There are other ways of getting ahead once you’ve reached professorship. At Trinity, one of the first ways a junior staff member can prove his or her worth is to become a personal tutor – but it’s a risky responsibility to take on. Students come to their tutors in their worst  moments, and you need to have the time and capacity to help. If you’re dealing with health issues, or “any other life commitments that might come into play”, Dr Fernandes told Trinity News, it “makes even just doing your regular work hard”. Taking administrative jobs in your department or school can help you get promoted, but Dr Fernandes explained that this is done “relatively informally”. Navigating opaque systems can be especially hard for staff with disabilities. “When those informal mechanisms are in play”, she added, “biases have more of an opportunity to have a role”.

Women make up the majority of what the Irish Federation of University Teachers calls “precarious staff”, which includes both hourly-paid and fixed-term workers. 

“There’s a lot of elements that go into making the hierarchy as gendered as it is”, Dr Fernandes explained. “Women can be passed over [for promotion]. They won’t necessarily put themselves forward strongly enough.” In Ireland, you have to have worked somewhere for two years to get maternity leave; women are forced to make difficult choices between their personal lives and their careers.

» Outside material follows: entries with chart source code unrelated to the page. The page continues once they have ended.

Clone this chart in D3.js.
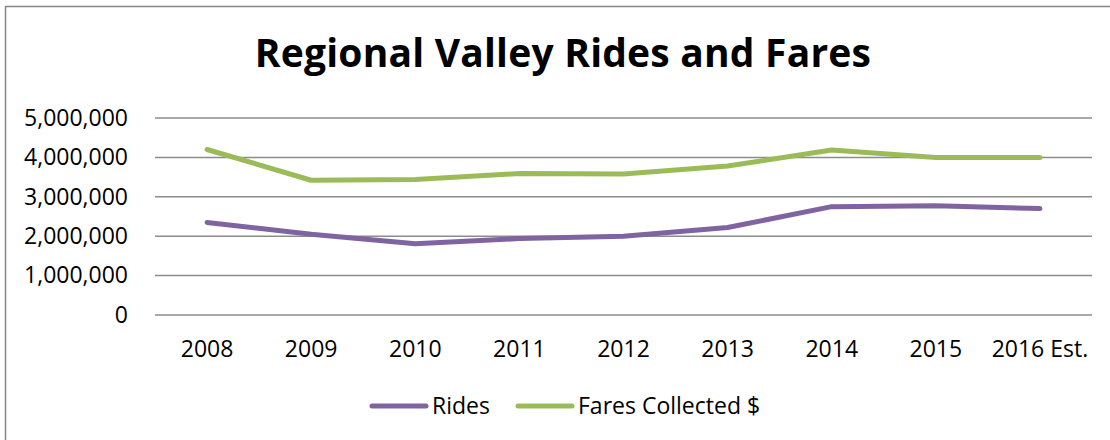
<!DOCTYPE html>
<meta charset="utf-8">
<script src="https://d3js.org/d3.v7.min.js"></script>
<style>
  body { margin: 0; background: #fff; }
  text { font-family: "Open Sans", sans-serif; fill: #000; }
</style>
<div id="my_dataviz"></div>
<script>
  // data
  var years = ["2008", "2009", "2010", "2011", "2012", "2013", "2014", "2015", "2016 Est."];
  var rides = [2350000, 2050000, 1810000, 1940000, 2000000, 2220000, 2750000, 2770000, 2700000];
  var fares = [4200000, 3420000, 3440000, 3590000, 3580000, 3780000, 4190000, 4000000, 4000000];
  var yTicks = [0, 1000000, 2000000, 3000000, 4000000, 5000000];

  var W = 1110, H = 440;
  var margin = {top: 118, left: 155},
      width = 1092 - margin.left,
      height = 315 - margin.top;

  var root = d3.select("#my_dataviz")
    .append("svg")
      .attr("width", W)
      .attr("height", H);

  // chart frame (right and bottom edges fall outside the picture)
  root.append("rect")
    .attr("x", 5.5).attr("y", 6.5)
    .attr("width", W + 10).attr("height", H + 10)
    .attr("fill", "none")
    .attr("stroke", "#868686")
    .attr("stroke-width", 1.5);

  root.append("text")
    .attr("x", 563).attr("y", 67)
    .attr("text-anchor", "middle")
    .style("font-size", "39px")
    .style("font-weight", "bold")
    .style("letter-spacing", "0.2px")
    .text("Regional Valley Rides and Fares");

  var svg = root.append("g")
    .attr("transform", "translate(" + margin.left + "," + margin.top + ")");

  var x = d3.scaleBand()
    .domain(years)
    .range([0, width]);

  var y = d3.scaleLinear()
    .domain([0, 5000000])
    .range([height, 0]);

  // gridlines
  svg.append("g")
    .selectAll("line")
    .data(yTicks)
    .enter()
    .append("line")
      .attr("x1", 0).attr("x2", width)
      .attr("y1", function(d){ return y(d); })
      .attr("y2", function(d){ return y(d); })
      .attr("stroke", "#8c8c8c")
      .attr("stroke-width", 1.5);

  // y axis labels
  var yAxis = svg.append("g")
    .call(d3.axisLeft(y).tickValues(yTicks).tickFormat(d3.format(",")).tickSize(0).tickPadding(27));
  yAxis.select(".domain").remove();
  yAxis.selectAll("text").style("font-size", "23px").style("font-family", "'Open Sans', sans-serif").attr("fill", "#000");

  // x axis labels
  var xAxis = svg.append("g")
    .attr("transform", "translate(0," + height + ")")
    .call(d3.axisBottom(x).tickSize(0).tickPadding(26));
  xAxis.select(".domain").remove();
  xAxis.selectAll("text").style("font-size", "23px").style("font-family", "'Open Sans', sans-serif").attr("fill", "#000");

  var line = function(vals) {
    return d3.line()
      .x(function(d, i){ return x(years[i]) + x.bandwidth() / 2; })
      .y(function(d){ return y(d); })(vals);
  };

  var series = [
    {name: "Rides", values: rides, color: "#8064a2"},
    {name: "Fares Collected $", values: fares, color: "#9bbb59"}
  ];

  svg.selectAll(".series")
    .data(series)
    .enter()
    .append("path")
      .attr("class", "series")
      .attr("d", function(d){ return line(d.values); })
      .attr("fill", "none")
      .attr("stroke", function(d){ return d.color; })
      .attr("stroke-width", 5)
      .attr("stroke-linecap", "round")
      .attr("stroke-linejoin", "round");

  // legend
  var legendX = [372, 518];
  var legend = root.selectAll(".legend")
    .data(series)
    .enter()
    .append("g")
      .attr("class", "legend")
      .attr("transform", function(d, i){ return "translate(" + legendX[i] + ",406)"; });
  legend.append("line")
    .attr("x1", 0).attr("x2", 54)
    .attr("stroke", function(d){ return d.color; })
    .attr("stroke-width", 5)
    .attr("stroke-linecap", "round");
  legend.append("text")
    .attr("x", 60)
    .attr("y", 8)
    .style("font-size", "23px")
    .text(function(d){ return d.name; });
</script>
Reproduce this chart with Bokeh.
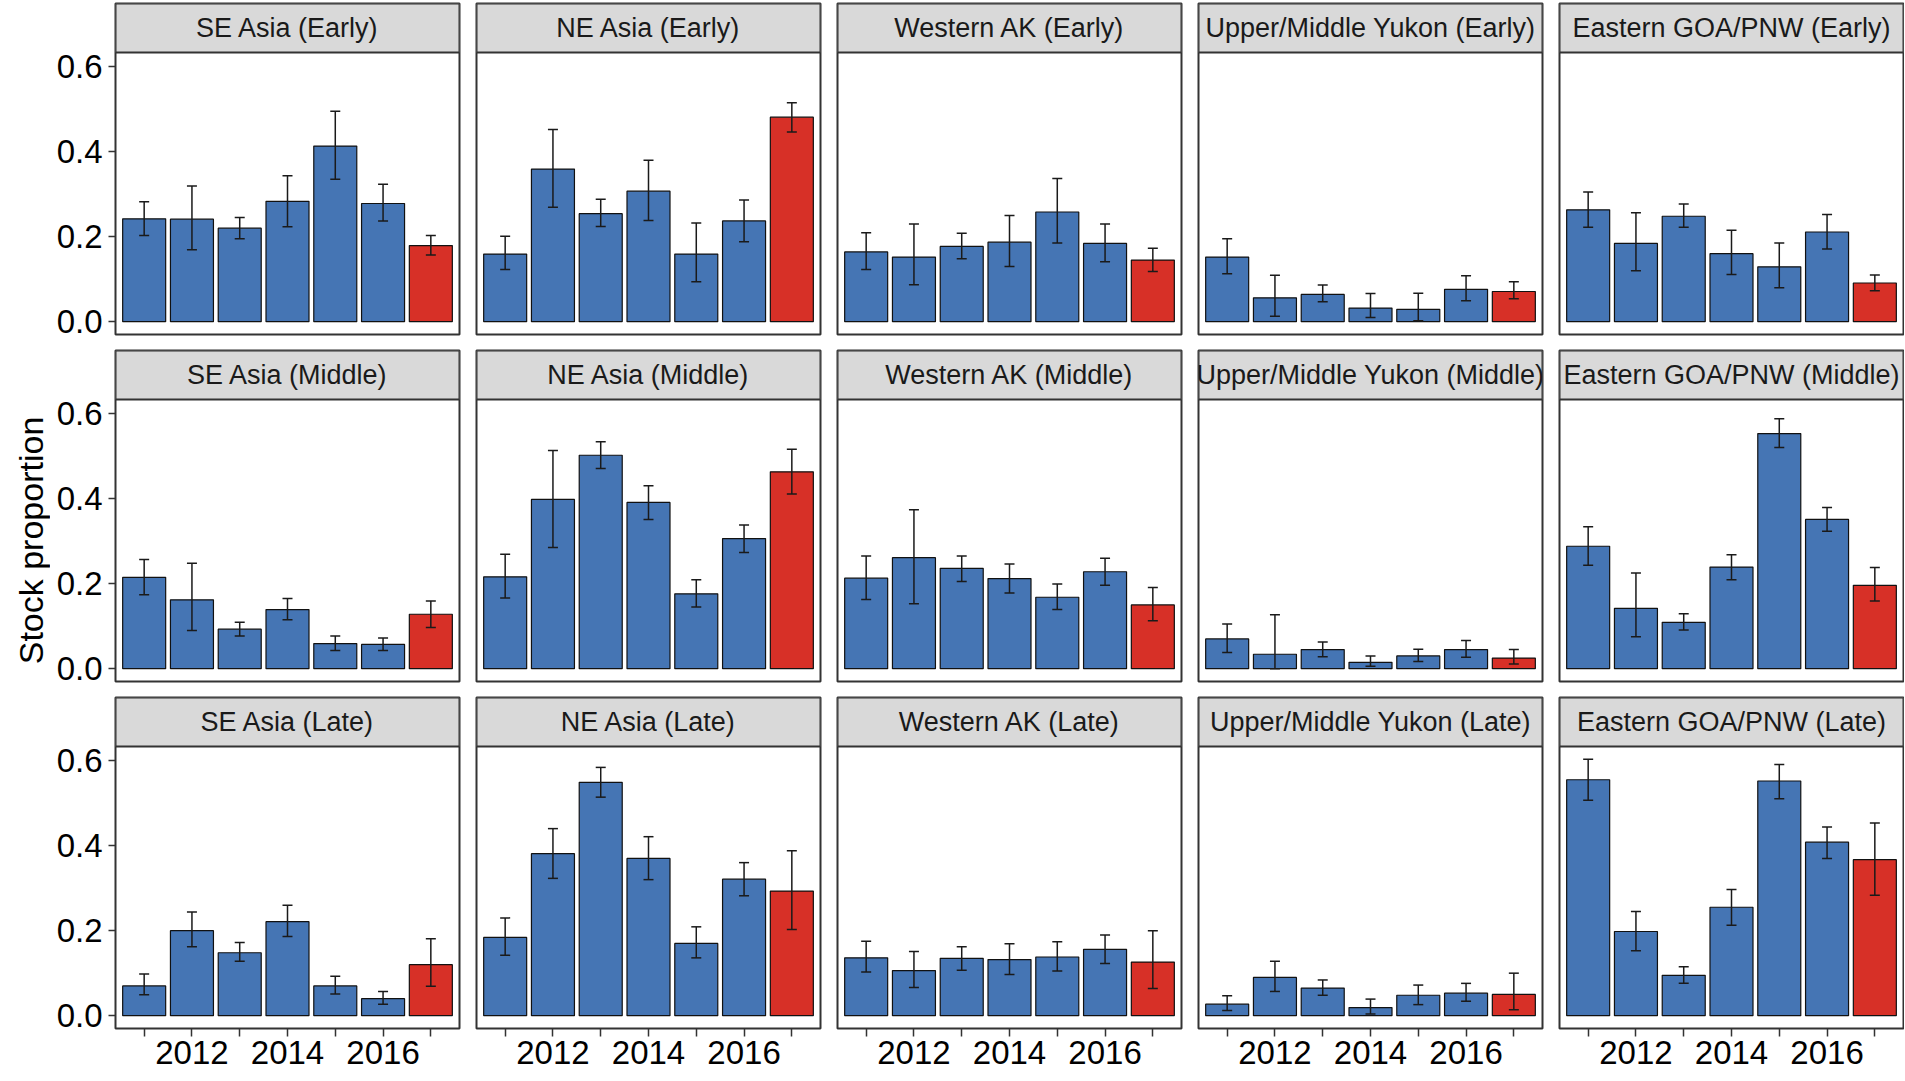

Dr Usherwood watched male colleagues start families while on fixed-term contracts, which would be “utterly impossible if they were having the babies themselves”. 

Most students aspiring to a career in academia today will never become professors. Many will go into industry research, the civil service, or university administration. 

“We need to make sure those are not framed as failures”, Dr Usherwood told Trinity News, “because far too many people do PhDs for the jobs that are available”. Even in the immediacy after your PhD, the post-doctoral funding for a research project flows freely, giving new graduates unrealistic expectations. 

“I want to tell them how hard it’s going to be”, she said. “The system treats you like you’re disposable”. For both assistant professors, the one thing an aspiring academic should be is cautious. “At each step”, Dr Usherwood said, “reevaluate what your priorities are, what the cost has been to you, and whether you’d like to proceed”. 

“Most people I know have had to move – at least cities, and probably countries – to pursue jobs, [because] there just isn’t a lot in the area. By the time you add in the time to get a PhD, you’re looking at a lot of instability in the prime of your life”, Dr Fernandes said. “There’s a question of: ‘do you really want this thing enough for what it’s going to cost?’ And I think the cost is significant.”